## EXERCISE
Start at the line that has "Convert this chart to Observable Plot code." and stop at the line that has "const plaxis = plaxisDepth.map((d, i)". Print those lines and all lines between them exactly, and nothing more.

─── PROVIDED RECORDS ───

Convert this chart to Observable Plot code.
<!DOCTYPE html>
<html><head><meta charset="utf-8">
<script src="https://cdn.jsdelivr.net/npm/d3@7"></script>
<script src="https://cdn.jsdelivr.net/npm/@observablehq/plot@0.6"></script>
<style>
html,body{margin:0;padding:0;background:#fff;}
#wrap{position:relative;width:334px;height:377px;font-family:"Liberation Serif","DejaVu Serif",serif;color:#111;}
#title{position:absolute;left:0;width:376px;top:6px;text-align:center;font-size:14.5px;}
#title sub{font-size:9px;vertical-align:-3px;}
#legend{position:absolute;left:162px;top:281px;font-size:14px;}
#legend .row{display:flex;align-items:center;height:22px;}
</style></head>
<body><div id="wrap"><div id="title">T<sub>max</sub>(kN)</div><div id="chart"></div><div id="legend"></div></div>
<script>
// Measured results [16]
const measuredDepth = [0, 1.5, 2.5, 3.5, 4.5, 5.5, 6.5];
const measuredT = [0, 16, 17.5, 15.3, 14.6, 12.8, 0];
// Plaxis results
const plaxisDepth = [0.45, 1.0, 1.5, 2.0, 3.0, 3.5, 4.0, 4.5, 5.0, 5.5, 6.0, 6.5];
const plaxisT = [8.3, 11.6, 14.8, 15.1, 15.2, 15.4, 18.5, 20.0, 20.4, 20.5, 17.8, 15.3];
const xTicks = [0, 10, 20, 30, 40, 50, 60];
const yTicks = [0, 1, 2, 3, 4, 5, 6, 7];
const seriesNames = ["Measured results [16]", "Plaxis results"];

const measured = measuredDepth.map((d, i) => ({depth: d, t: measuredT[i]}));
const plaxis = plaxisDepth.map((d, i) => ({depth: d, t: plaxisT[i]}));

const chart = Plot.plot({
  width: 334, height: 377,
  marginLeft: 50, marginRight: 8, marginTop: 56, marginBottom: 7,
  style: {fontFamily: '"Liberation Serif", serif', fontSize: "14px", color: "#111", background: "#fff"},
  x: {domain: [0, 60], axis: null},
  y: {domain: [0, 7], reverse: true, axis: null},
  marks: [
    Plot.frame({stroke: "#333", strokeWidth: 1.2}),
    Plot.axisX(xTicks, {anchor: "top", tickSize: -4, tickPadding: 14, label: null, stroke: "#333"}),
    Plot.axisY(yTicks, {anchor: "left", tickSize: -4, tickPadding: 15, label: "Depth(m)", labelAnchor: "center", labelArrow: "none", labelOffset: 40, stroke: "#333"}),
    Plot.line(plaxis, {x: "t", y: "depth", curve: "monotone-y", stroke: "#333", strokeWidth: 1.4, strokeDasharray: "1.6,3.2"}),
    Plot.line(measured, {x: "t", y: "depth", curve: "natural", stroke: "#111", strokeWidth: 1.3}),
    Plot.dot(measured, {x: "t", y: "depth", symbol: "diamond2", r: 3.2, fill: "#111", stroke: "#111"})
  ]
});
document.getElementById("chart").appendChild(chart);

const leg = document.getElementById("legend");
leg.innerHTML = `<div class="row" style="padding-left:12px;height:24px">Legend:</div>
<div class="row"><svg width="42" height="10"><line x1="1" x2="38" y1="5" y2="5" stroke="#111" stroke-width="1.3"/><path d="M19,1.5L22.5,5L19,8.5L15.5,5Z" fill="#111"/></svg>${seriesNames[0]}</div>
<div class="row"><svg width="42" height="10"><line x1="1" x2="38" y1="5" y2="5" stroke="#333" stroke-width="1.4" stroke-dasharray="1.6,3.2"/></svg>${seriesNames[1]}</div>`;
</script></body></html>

───
─── PROVIDED RECORDS ───

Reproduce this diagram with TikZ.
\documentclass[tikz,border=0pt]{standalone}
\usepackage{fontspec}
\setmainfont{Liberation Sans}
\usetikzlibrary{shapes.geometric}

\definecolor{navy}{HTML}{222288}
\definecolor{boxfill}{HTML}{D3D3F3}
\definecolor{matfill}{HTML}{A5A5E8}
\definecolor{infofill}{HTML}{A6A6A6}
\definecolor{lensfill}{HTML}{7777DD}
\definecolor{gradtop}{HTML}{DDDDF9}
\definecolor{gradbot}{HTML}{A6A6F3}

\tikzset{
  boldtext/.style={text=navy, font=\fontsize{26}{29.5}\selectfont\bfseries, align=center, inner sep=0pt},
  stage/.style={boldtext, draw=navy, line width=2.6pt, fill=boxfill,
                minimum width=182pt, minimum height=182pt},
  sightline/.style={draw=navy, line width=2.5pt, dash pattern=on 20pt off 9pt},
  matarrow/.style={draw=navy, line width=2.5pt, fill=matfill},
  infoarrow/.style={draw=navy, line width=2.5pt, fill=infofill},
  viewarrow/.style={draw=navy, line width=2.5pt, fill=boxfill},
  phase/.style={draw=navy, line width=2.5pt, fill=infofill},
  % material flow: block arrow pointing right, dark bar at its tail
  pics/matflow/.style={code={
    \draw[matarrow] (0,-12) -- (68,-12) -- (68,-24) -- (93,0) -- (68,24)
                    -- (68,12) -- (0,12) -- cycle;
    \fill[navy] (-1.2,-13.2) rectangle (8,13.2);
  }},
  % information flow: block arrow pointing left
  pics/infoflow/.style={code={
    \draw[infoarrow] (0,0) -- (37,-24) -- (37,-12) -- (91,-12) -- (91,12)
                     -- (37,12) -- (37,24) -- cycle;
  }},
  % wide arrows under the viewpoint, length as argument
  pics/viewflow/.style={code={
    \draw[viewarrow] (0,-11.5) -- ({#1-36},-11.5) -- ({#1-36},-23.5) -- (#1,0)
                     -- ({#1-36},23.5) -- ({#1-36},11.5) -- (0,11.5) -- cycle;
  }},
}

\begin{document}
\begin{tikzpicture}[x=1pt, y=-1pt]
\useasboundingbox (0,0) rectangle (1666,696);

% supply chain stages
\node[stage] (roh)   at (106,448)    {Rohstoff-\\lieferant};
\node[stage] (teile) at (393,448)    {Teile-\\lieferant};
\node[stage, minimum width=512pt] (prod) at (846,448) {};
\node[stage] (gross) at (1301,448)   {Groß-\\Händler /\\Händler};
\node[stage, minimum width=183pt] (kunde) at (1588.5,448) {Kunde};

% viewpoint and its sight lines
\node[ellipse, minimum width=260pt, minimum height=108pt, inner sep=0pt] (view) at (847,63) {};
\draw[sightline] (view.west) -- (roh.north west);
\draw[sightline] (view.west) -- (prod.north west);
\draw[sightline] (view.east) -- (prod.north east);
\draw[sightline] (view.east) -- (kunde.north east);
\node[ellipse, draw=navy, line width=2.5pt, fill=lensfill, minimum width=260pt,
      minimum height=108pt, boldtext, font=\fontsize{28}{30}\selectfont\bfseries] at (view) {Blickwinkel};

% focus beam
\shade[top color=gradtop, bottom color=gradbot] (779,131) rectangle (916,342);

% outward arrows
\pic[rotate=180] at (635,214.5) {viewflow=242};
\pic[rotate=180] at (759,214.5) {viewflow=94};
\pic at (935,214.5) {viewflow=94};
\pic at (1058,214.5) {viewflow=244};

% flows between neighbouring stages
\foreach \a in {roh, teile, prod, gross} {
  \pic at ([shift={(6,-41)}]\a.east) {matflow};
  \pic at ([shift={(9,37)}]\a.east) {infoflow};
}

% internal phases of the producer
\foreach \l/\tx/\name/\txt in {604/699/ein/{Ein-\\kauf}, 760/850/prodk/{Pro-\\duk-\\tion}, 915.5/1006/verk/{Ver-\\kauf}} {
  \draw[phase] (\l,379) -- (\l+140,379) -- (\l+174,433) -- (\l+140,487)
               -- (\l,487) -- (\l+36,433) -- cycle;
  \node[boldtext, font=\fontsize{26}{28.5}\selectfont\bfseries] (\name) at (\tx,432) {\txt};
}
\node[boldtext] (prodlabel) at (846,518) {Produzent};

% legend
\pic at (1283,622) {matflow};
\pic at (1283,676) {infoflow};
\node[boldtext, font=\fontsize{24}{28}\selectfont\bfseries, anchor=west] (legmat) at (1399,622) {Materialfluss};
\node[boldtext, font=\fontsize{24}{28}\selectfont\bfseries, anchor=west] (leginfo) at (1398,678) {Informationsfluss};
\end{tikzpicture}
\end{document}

───

## EXPECTED OUTPUT
Convert this chart to Observable Plot code.
<!DOCTYPE html>
<html><head><meta charset="utf-8">
<script src="https://cdn.jsdelivr.net/npm/d3@7"></script>
<script src="https://cdn.jsdelivr.net/npm/@observablehq/plot@0.6"></script>
<style>
html,body{margin:0;padding:0;background:#fff;}
#wrap{position:relative;width:334px;height:377px;font-family:"Liberation Serif","DejaVu Serif",serif;color:#111;}
#title{position:absolute;left:0;width:376px;top:6px;text-align:center;font-size:14.5px;}
#title sub{font-size:9px;vertical-align:-3px;}
#legend{position:absolute;left:162px;top:281px;font-size:14px;}
#legend .row{display:flex;align-items:center;height:22px;}
</style></head>
<body><div id="wrap"><div id="title">T<sub>max</sub>(kN)</div><div id="chart"></div><div id="legend"></div></div>
<script>
// Measured results [16]
const measuredDepth = [0, 1.5, 2.5, 3.5, 4.5, 5.5, 6.5];
const measuredT = [0, 16, 17.5, 15.3, 14.6, 12.8, 0];
// Plaxis results
const plaxisDepth = [0.45, 1.0, 1.5, 2.0, 3.0, 3.5, 4.0, 4.5, 5.0, 5.5, 6.0, 6.5];
const plaxisT = [8.3, 11.6, 14.8, 15.1, 15.2, 15.4, 18.5, 20.0, 20.4, 20.5, 17.8, 15.3];
const xTicks = [0, 10, 20, 30, 40, 50, 60];
const yTicks = [0, 1, 2, 3, 4, 5, 6, 7];
const seriesNames = ["Measured results [16]", "Plaxis results"];

const measured = measuredDepth.map((d, i) => ({depth: d, t: measuredT[i]}));
const plaxis = plaxisDepth.map((d, i) => ({depth: d, t: plaxisT[i]}));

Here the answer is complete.